Friday, August 5, 2011

Rick Perry as a General Election Candidate

On the question of whether Rick Perry would be a solid general election candidate, which was a topic running around these intertubes yesterday, I strongly side with Matt Yglesias against Kevin Drum: on paper, based on what we know, there's no reason to believe that he'd be a weak general election candidate.

In the event, of course, Perry could turn out to be a dud candidate. If he is, however, he'll likely fail to win the nomination. If he makes it through that hurdle, and barring scandal or some other major shocker, I'd think he'd be as good as anyone. Yglesias is right: reasonably successful (well, at least re-elected) governor of a big state...that's a solid presidential candidate, right there.

There's a clear possibility in my view that GOP nomination politics will be so nutty that the eventual nominee, whoever it is, will be at least somewhat damaged by it; as I've said before, the odds of the Republicans nominating a crazy candidate aren't very high, but the odds of them nominating someone who has said crazy things keep increasing. That applies to Perry, but also to Romney and Pawlenty. The truth is that in a general election, they're all basically interchangeable. Any differences are likely to be around the margins (my guess is the biggest variable would be if religion really does prevent Romney from capturing some votes, but I just don't really see that in a general election). Now, a Bachmann or a Palin or a Cain or a Santorum would stand a good chance of doing worse -- say, 3 to 5 points worse -- than a generic Republican, but Perry? I don't see why.


  1. Perry is heavily associating himself with elements of the Religious Right that many, perhaps most, people, outside of the Religous Right, would see as extreme and find alarming. If he continues to do so, with the full and hearty embrace he has exhibted so far, despite his greater excutive experience, he could end up appearing only slightly less fringe than Bachmann or Palin.

    You are in Texas aren't you? I spent my childhood in Texas, have born again, earnest and sincere Christian cousins all over the state. I think living in that culture, taking the kind of display Perry is organizing this weekend for granted, may make it difficult to see or believe how radical the beliefs, about religion's relationship to government, of the organizations sponsoring that rally this weekend, will be perceived by people in other parts of the country with very different religious histories and cultures.

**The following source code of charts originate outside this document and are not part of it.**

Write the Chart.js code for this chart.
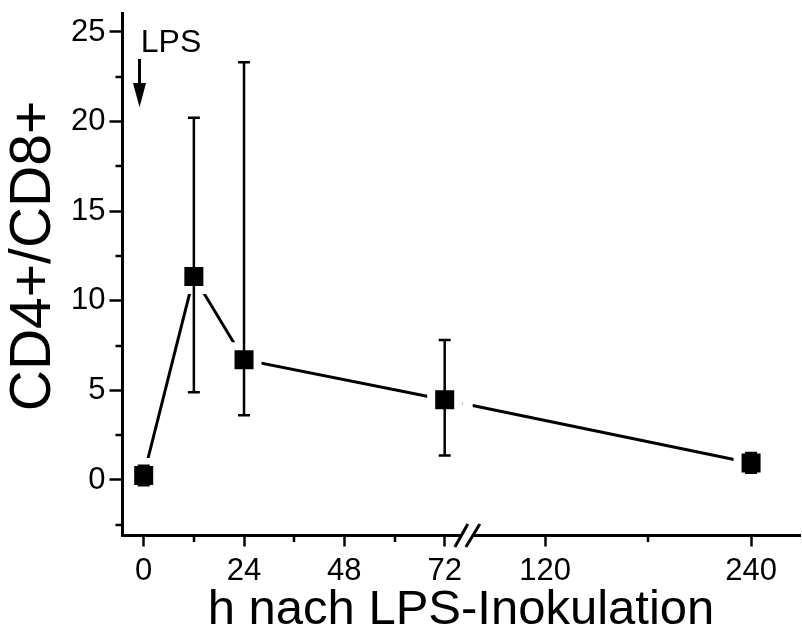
<!DOCTYPE html>
<html><head><meta charset="utf-8">
<script src="https://cdn.jsdelivr.net/npm/chart.js@4.4.1/dist/chart.umd.min.js"></script>
<style>html,body{margin:0;padding:0;background:#fff;}#wrap{width:802px;height:643px;position:relative;}</style>
</head><body><div id="wrap"><canvas id="c"></canvas></div>
<script>
// ---- data ----
const hours   = [0, 12, 24, 72, 240];
const ratio   = [0.25, 11.35, 6.71, 4.48, 0.95];
const errLow  = [-0.30, 4.89, 3.61, 1.36, 0.40];
const errHigh = [0.80, 20.22, 23.31, 7.81, 1.50];
const xMajorTicks = [0, 24, 48, 72, 120, 240];
const xMinorTicks = [12, 36, 60, 180];
const yMajorTicks = [0, 5, 10, 15, 20, 25];
const yMinorTicks = [-2.5, 2.5, 7.5, 12.5, 17.5, 22.5];
const annotationLabel = 'LPS';
const xTitle = 'h nach LPS-Inokulation';
const yTitle = 'CD4+/CD8+';

// ---- broken x axis: 0..72 h linear, then compressed segment ----
const BREAK_AT = 72, SEG2_ANCHOR = 120, SEG2_ANCHOR_U = 96.0, SEG2_SCALE = 0.4107;
function toU(h){ return h <= BREAK_AT ? h : SEG2_ANCHOR_U + (h - SEG2_ANCHOR) * SEG2_SCALE; }
function fromU(u){ return u <= BREAK_AT ? u : SEG2_ANCHOR + (u - SEG2_ANCHOR_U) / SEG2_SCALE; }
class BrokenLinearScale extends Chart.LinearScale {
  getPixelForU(u){ const u0 = toU(this.min), u1 = toU(this.max); return this.getPixelForDecimal((u - u0) / (u1 - u0)); }
  getPixelForValue(v){ if (v === null || v === undefined || isNaN(v)) return NaN; return this.getPixelForU(toU(v)); }
  getValueForPixel(p){ const u0 = toU(this.min), u1 = toU(this.max); return fromU(u0 + this.getDecimalForPixel(p) * (u1 - u0)); }
}
BrokenLinearScale.id = 'brokenLinear';
BrokenLinearScale.defaults = Chart.LinearScale.defaults;
Chart.register(BrokenLinearScale);

const FONT = "'Liberation Sans', Arial, Helvetica, sans-serif";

const decor = {
  id: 'decor',
  afterDatasetsDraw(chart){
    const ctx = chart.ctx, xs = chart.scales.x, ys = chart.scales.y, ca = chart.chartArea;
    ctx.save();
    // gap of the connecting line at the axis break
    const g0 = xs.getPixelForU(76.2), g1 = xs.getPixelForU(78.7);
    ctx.fillStyle = '#fff';
    ctx.fillRect(g0, ca.top, g1 - g0, ca.bottom - ca.top - 3);
    // error bars
    ctx.strokeStyle = '#000'; ctx.lineWidth = 2.5;
    hours.forEach((h, i) => {
      const x = xs.getPixelForValue(h);
      const y1 = ys.getPixelForValue(errLow[i]), y2 = ys.getPixelForValue(errHigh[i]);
      ctx.beginPath();
      ctx.moveTo(x, y1); ctx.lineTo(x, y2);
      ctx.moveTo(x - 6, y1); ctx.lineTo(x + 6, y1);
      ctx.moveTo(x - 6, y2); ctx.lineTo(x + 6, y2);
      ctx.stroke();
    });
    ctx.restore();
  },
  afterDraw(chart){
    const ctx = chart.ctx, xs = chart.scales.x, ys = chart.scales.y, ca = chart.chartArea;
    ctx.save();
    ctx.strokeStyle = '#000'; ctx.lineWidth = 2.5;
    // minor ticks
    ctx.beginPath();
    xMinorTicks.forEach(v => { const p = Math.round(xs.getPixelForValue(v)); ctx.moveTo(p, ca.bottom); ctx.lineTo(p, ca.bottom + 7); });
    yMinorTicks.forEach(v => { const p = Math.round(ys.getPixelForValue(v)); ctx.moveTo(ca.left, p); ctx.lineTo(ca.left - 6.5, p); });
    ctx.stroke();
    // axis break marks
    const cx = xs.getPixelForU(77.3), by = ca.bottom;
    ctx.fillStyle = '#fff';
    ctx.beginPath();
    ctx.moveTo(cx - 12, by + 12); ctx.lineTo(cx + 1, by - 11); ctx.lineTo(cx + 13, by - 11); ctx.lineTo(cx - 1, by + 12);
    ctx.closePath(); ctx.fill();
    ctx.lineWidth = 3;
    ctx.beginPath();
    ctx.moveTo(cx - 12, by + 12); ctx.lineTo(cx + 1, by - 11);
    ctx.moveTo(cx - 1, by + 12); ctx.lineTo(cx + 13, by - 11);
    ctx.stroke();
    // y axis title (placed to match the reference, slightly above centre)
    ctx.fillStyle = '#000';
    ctx.save();
    ctx.translate(34, ys.getPixelForValue(12.5));
    ctx.rotate(-Math.PI / 2);
    ctx.font = '57px ' + FONT;
    ctx.textAlign = 'center'; ctx.textBaseline = 'middle';
    ctx.fillText(yTitle, 0, 0);
    ctx.restore();
    // LPS annotation with arrow
    ctx.font = '32px ' + FONT;
    ctx.textAlign = 'left'; ctx.textBaseline = 'alphabetic';
    ctx.fillText(annotationLabel, xs.getPixelForValue(-0.7), ys.getPixelForValue(23.87));
    const ax = xs.getPixelForValue(-1);
    const yT = ys.getPixelForValue(23.5), yH = ys.getPixelForValue(22.15), yTip = ys.getPixelForValue(20.8);
    ctx.lineWidth = 3;
    ctx.beginPath(); ctx.moveTo(ax, yT); ctx.lineTo(ax, yH + 2); ctx.stroke();
    ctx.beginPath(); ctx.moveTo(ax - 6.5, yH); ctx.lineTo(ax + 6.5, yH); ctx.lineTo(ax, yTip); ctx.closePath(); ctx.fill();
    ctx.restore();
  }
};

new Chart(document.getElementById('c'), {
  type: 'line',
  data: {
    datasets: [{
      data: hours.map((h, i) => ({ x: h, y: ratio[i] })),
      borderColor: '#000', borderWidth: 3, tension: 0,
      pointStyle: 'rect', pointRadius: 19.1, pointBackgroundColor: '#000',
      pointBorderColor: '#fff', pointBorderWidth: 8,
      clip: false
    }]
  },
  options: {
    responsive: true, maintainAspectRatio: false, animation: false, devicePixelRatio: 1,
    layout: { autoPadding: false, padding: { top: 13, right: 2, left: 0, bottom: 0 } },
    plugins: { legend: { display: false }, tooltip: { enabled: false } },
    scales: {
      x: {
        type: 'brokenLinear', min: -5.19, max: 268.5,
        afterFit: s => { s.height = 108; s.paddingLeft = 0; s.paddingRight = 0; },
        afterBuildTicks: s => { s.ticks = xMajorTicks.map(v => ({ value: v })); },
        grid: { drawOnChartArea: false, drawTicks: true, tickLength: 11.5, tickWidth: 2.5, tickColor: '#000' },
        border: { display: true, width: 3, color: '#000' },
        ticks: { color: '#000', font: { family: FONT, size: 31 }, padding: 6, maxRotation: 0, autoSkip: false,
                 callback: v => String(v) },
        title: { display: true, text: xTitle, color: '#000', font: { family: FONT, size: 49 }, padding: { top: 0, bottom: 3 } }
      },
      y: {
        type: 'linear', min: -3.07, max: 26.06,
        afterFit: s => { s.width = 122; s.paddingTop = 0; s.paddingBottom = 0; },
        afterBuildTicks: s => { s.ticks = yMajorTicks.map(v => ({ value: v })); },
        grid: { drawOnChartArea: false, drawTicks: true, tickLength: 12.5, tickWidth: 2.5, tickColor: '#000' },
        border: { display: true, width: 3, color: '#000' },
        ticks: { color: '#000', font: { family: FONT, size: 31 }, padding: 4, callback: v => String(v) },
        title: { display: false, text: yTitle }
      }
    }
  },
  plugins: [decor]
});
</script></body></html>
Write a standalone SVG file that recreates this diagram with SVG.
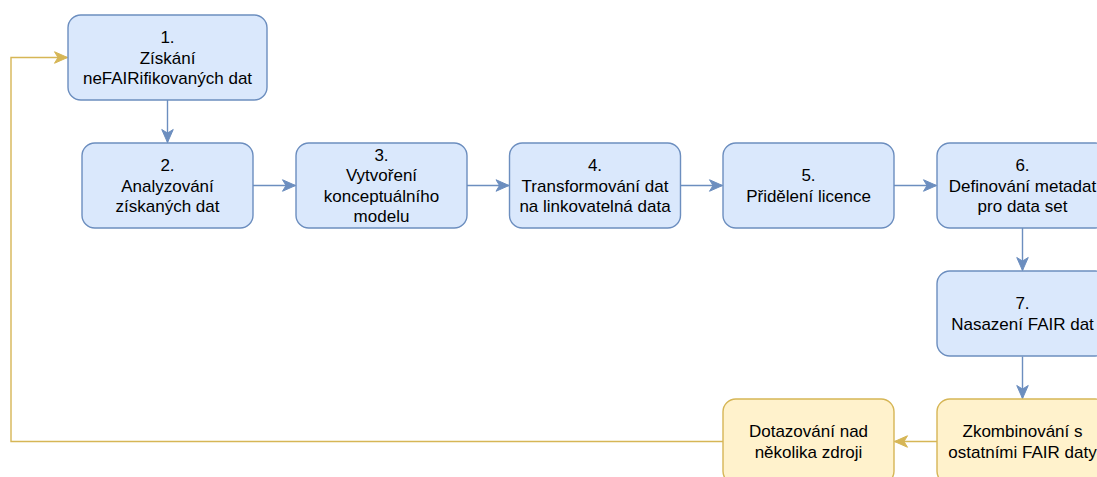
<svg xmlns="http://www.w3.org/2000/svg" width="1097" height="477" viewBox="0 0 1097 477">
  <style>
    .blue { fill: #dae8fc; stroke: #6c8ebf; stroke-width: 1.4; }
    .yellow { fill: #fff2cc; stroke: #d6b656; stroke-width: 1.4; }
    .lbl { font-family: "Liberation Sans", Arial, sans-serif; font-size: 17px; fill: #000; text-anchor: middle; }
    .edge-b { fill: none; stroke: #6c8ebf; stroke-width: 1.4; }
    .edge-y { fill: none; stroke: #d6b656; stroke-width: 1.4; }
  </style>
  <defs>
    <marker id="arrowB" markerUnits="userSpaceOnUse" markerWidth="14" markerHeight="12" refX="13" refY="5.75" orient="auto" overflow="visible">
      <path d="M0,0 L13,5.75 L0,11.5 L3.5,5.75 Z" fill="#6c8ebf" stroke="#6c8ebf" stroke-width="1"/>
    </marker>
    <marker id="arrowY" markerUnits="userSpaceOnUse" markerWidth="14" markerHeight="12" refX="13" refY="5.75" orient="auto" overflow="visible">
      <path d="M0,0 L13,5.75 L0,11.5 L3.5,5.75 Z" fill="#d6b656" stroke="#d6b656" stroke-width="1"/>
    </marker>
  </defs>

  <rect width="1097" height="477" fill="#ffffff"/>

  <!-- connectors -->
  <g id="connectors">
    <path class="edge-b" d="M167.5,100 L167.5,142.5" marker-end="url(#arrowB)"/>
    <path class="edge-b" d="M253,185.5 L295.5,185.5" marker-end="url(#arrowB)"/>
    <path class="edge-b" d="M467,185.5 L509,185.5" marker-end="url(#arrowB)"/>
    <path class="edge-b" d="M680.5,185.5 L722.5,185.5" marker-end="url(#arrowB)"/>
    <path class="edge-b" d="M894,185.5 L936.5,185.5" marker-end="url(#arrowB)"/>
    <path class="edge-b" d="M1022.5,228 L1022.5,270.5" marker-end="url(#arrowB)"/>
    <path class="edge-b" d="M1022.5,356.5 L1022.5,398.5" marker-end="url(#arrowB)"/>
    <path class="edge-y" d="M937,441.5 L894.5,441.5" marker-end="url(#arrowY)"/>
    <path class="edge-y" d="M723,441.5 L11,441.5 L11,57.5 L67.5,57.5" marker-end="url(#arrowY)"/>
  </g>

  <!-- step 1 -->
  <g id="node1">
    <rect class="blue" x="68" y="15" width="199" height="85" rx="12.8"/>
    <text class="lbl"><tspan x="167.5" y="43">1.</tspan><tspan x="167.5" y="63.5">Získání</tspan><tspan x="167.5" y="84">neFAIRifikovaných dat</tspan></text>
  </g>

  <!-- step 2 -->
  <g id="node2">
    <rect class="blue" x="82" y="143" width="171" height="85" rx="12.8"/>
    <text class="lbl"><tspan x="167.5" y="171">2.</tspan><tspan x="167.5" y="191.5">Analyzování</tspan><tspan x="167.5" y="212">získaných dat</tspan></text>
  </g>

  <!-- step 3 -->
  <g id="node3">
    <rect class="blue" x="296" y="143" width="171" height="85" rx="12.8"/>
    <text class="lbl"><tspan x="381.5" y="160.5">3.</tspan><tspan x="381.5" y="181">Vytvoření</tspan><tspan x="381.5" y="201.5">konceptuálního</tspan><tspan x="381.5" y="222">modelu</tspan></text>
  </g>

  <!-- step 4 -->
  <g id="node4">
    <rect class="blue" x="509.5" y="143" width="171" height="85" rx="12.8"/>
    <text class="lbl"><tspan x="595" y="171">4.</tspan><tspan x="595" y="191.5">Transformování dat</tspan><tspan x="595" y="212">na linkovatelná data</tspan></text>
  </g>

  <!-- step 5 -->
  <g id="node5">
    <rect class="blue" x="723" y="143" width="171" height="85" rx="12.8"/>
    <text class="lbl"><tspan x="808.5" y="181.25">5.</tspan><tspan x="808.5" y="201.75">Přidělení licence</tspan></text>
  </g>

  <!-- step 6 -->
  <g id="node6">
    <rect class="blue" x="937" y="143" width="171" height="85" rx="12.8"/>
    <text class="lbl"><tspan x="1022.5" y="171">6.</tspan><tspan x="1022.5" y="191.5">Definování metadat</tspan><tspan x="1022.5" y="212">pro data set</tspan></text>
  </g>

  <!-- step 7 -->
  <g id="node7">
    <rect class="blue" x="937" y="271" width="171" height="85" rx="12.8"/>
    <text class="lbl"><tspan x="1022.5" y="309.25">7.</tspan><tspan x="1022.5" y="329.75">Nasazení FAIR dat</tspan></text>
  </g>

  <!-- combining with other FAIR data -->
  <g id="node8">
    <rect class="yellow" x="937" y="399" width="171" height="85" rx="12.8"/>
    <text class="lbl"><tspan x="1022.5" y="437.25">Zkombinování s</tspan><tspan x="1022.5" y="457.75">ostatními FAIR daty</tspan></text>
  </g>

  <!-- querying over multiple sources -->
  <g id="node9">
    <rect class="yellow" x="723" y="399" width="171" height="85" rx="12.8"/>
    <text class="lbl"><tspan x="808.5" y="437.25">Dotazování nad</tspan><tspan x="808.5" y="457.75">několika zdroji</tspan></text>
  </g>
</svg>
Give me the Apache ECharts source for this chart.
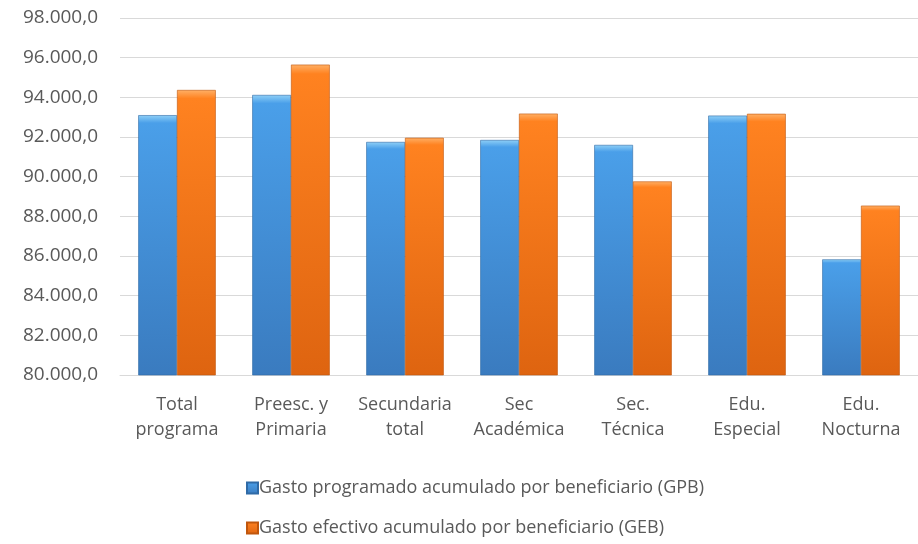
<!DOCTYPE html>
<html>
<head>
<meta charset="utf-8">
<script src="https://cdn.jsdelivr.net/npm/echarts@6/dist/echarts.min.js"></script>
<style>
  html, body { margin: 0; padding: 0; background: #fff; }
  #chart { width: 918px; height: 544px; }
</style>
</head>
<body>
<div id="chart"></div>
<script>
const categories = ['Total\nprograma', 'Preesc. y\nPrimaria', 'Secundaria\ntotal', 'Sec\nAcadémica', 'Sec.\nTécnica', 'Edu.\nEspecial', 'Edu.\nNocturna'];
const seriesNames = ['Gasto programado acumulado por beneficiario (GPB)', 'Gasto efectivo acumulado por beneficiario (GEB)'];
const gpbValues = [93100, 94120, 91750, 91850, 91600, 93080, 85830];
const gebValues = [94370, 95650, 91960, 93180, 89760, 93170, 88540];

const font = 'Open Sans, Noto Sans, sans-serif';
const textColor = '#595959';

function fmt(v) {
    // 98000 -> 98.000,0
    const s = Math.round(v).toString().replace(/\B(?=(\d{3})+(?!\d))/g, '.');
    return s + ',0';
}

function barFill(top, mid, bottom) {
    return new echarts.graphic.LinearGradient(0, 0, 0, 1, [
        { offset: 0, color: top },
        { offset: 0.03, color: mid },
        { offset: 1, color: bottom }
    ]);
}

const blueFill = barFill('#8fd0f7', '#4a9fe9', '#3a7bbf');
const orangeFill = barFill('#ffb066', '#ff8220', '#de6410');

const chart = echarts.init(document.getElementById('chart'));
chart.setOption({
    animation: false,
    grid: { left: 120, right: 0, top: 18, bottom: 169 },
    legend: {
        orient: 'vertical',
        left: 241,
        top: 474,
        itemWidth: 11,
        itemHeight: 11,
        itemGap: 22,
        icon: 'rect',
        textStyle: { color: textColor, fontSize: 18, fontFamily: font, padding: [0, 0, 0, -4] },
        data: seriesNames
    },
    xAxis: {
        type: 'category',
        data: categories,
        axisTick: { show: false },
        axisLine: { show: true, lineStyle: { color: '#d9d9d9', width: 1 } },
        axisLabel: {
            color: textColor,
            fontSize: 18,
            fontFamily: font,
            lineHeight: 25,
            margin: 17,
            interval: 0
        }
    },
    yAxis: {
        type: 'value',
        min: 80000,
        max: 98000,
        interval: 2000,
        axisLine: { show: false },
        axisTick: { show: false },
        axisLabel: {
            color: textColor,
            fontSize: 19,
            fontFamily: font,
            margin: 22,
            formatter: fmt
        },
        splitLine: { lineStyle: { color: '#d9d9d9', width: 1 } }
    },
    series: [{
        name: seriesNames[0],
        type: 'bar',
        data: gpbValues,
        barGap: '0%',
        barCategoryGap: '32%',
        itemStyle: { color: blueFill, borderColor: '#2f6aa6', borderWidth: 0.6 }
    }, {
        name: seriesNames[1],
        type: 'bar',
        data: gebValues,
        itemStyle: { color: orangeFill, borderColor: '#c0560c', borderWidth: 0.6 }
    }]
});
</script>
</body>
</html>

    In my state, Washington, a much more unchurched state I'll admit, similar religious elements took over the Republican state party in '96. Their candidate made statements about her relationship to God and God's place in government that were very similar to statement's Perry has made recently, and that were very alarming to moderate voters in our state. Her nomination drove many moderate Republicans toward the Democrats and many others into the Libertarian Party (the Libertarian Party qualified as a major party in our state as a result of that election season). The upshot for Republicans is that they haven't won a statewide election since.

    Perhaps Perry will be able to pivot from the heavy emphasis on religion, that he appears to be using to kick off his bid for national attention, to a strong economic message based in his record. But, given the radicalism of the religous movement he is associating himself with, and the kind of statements he is making to woo that movement, that may end up being more difficult to do than he anticipates.

  2. Let me clarify; the Religous Right candidate I was referring to was Helen Craswell, a candidate for governor.

    Washington has a very conservative "East of the Mountains" political culture that is heavily Republican. But the more moderate to liberal "West of the mountains" has more population density. For statewide elections, the Republicans have to put forward candidates that appeal to the West of the Mountain moderates. But their base is East of the Mountain conservatives. I think the problem is somewhat similar to the Republicans situation nationwise now -- a conservative Southern base that is going to determine a national nominee who has also be able to appeal to people in much parts of the country with much different cultures.

  3. Anon: Bush spoke that same language, and yet the simple models (economy, incumbency, number of terms the current party has held presidency) were pretty darn accurate predicting his vote share. I'm out here in CA, granted, but what I've seen of Perry makes him no less nutty than the mainstream of his party, except maybe on states' rights, but that's not really an issue for anyone. I could be mistaken, but I think he's in the mainstream of the GOP with his god-speak.

  4. In general, you want to be a California Republican or an Arkansas Democrat. You don't want to be a New York Democrat, nor (what I'd argue is the same thing) a Texas Republican. Obviously the counter-example of George W. Bush exists, but he governed Texas much differently from how Perry has. The point isn't that that distinction will ever be reflected in the campaign press coverage, but that habits develop and there's no evidence that Perry has any crossover appeal or inclination. His appeal has always been to the yahoos.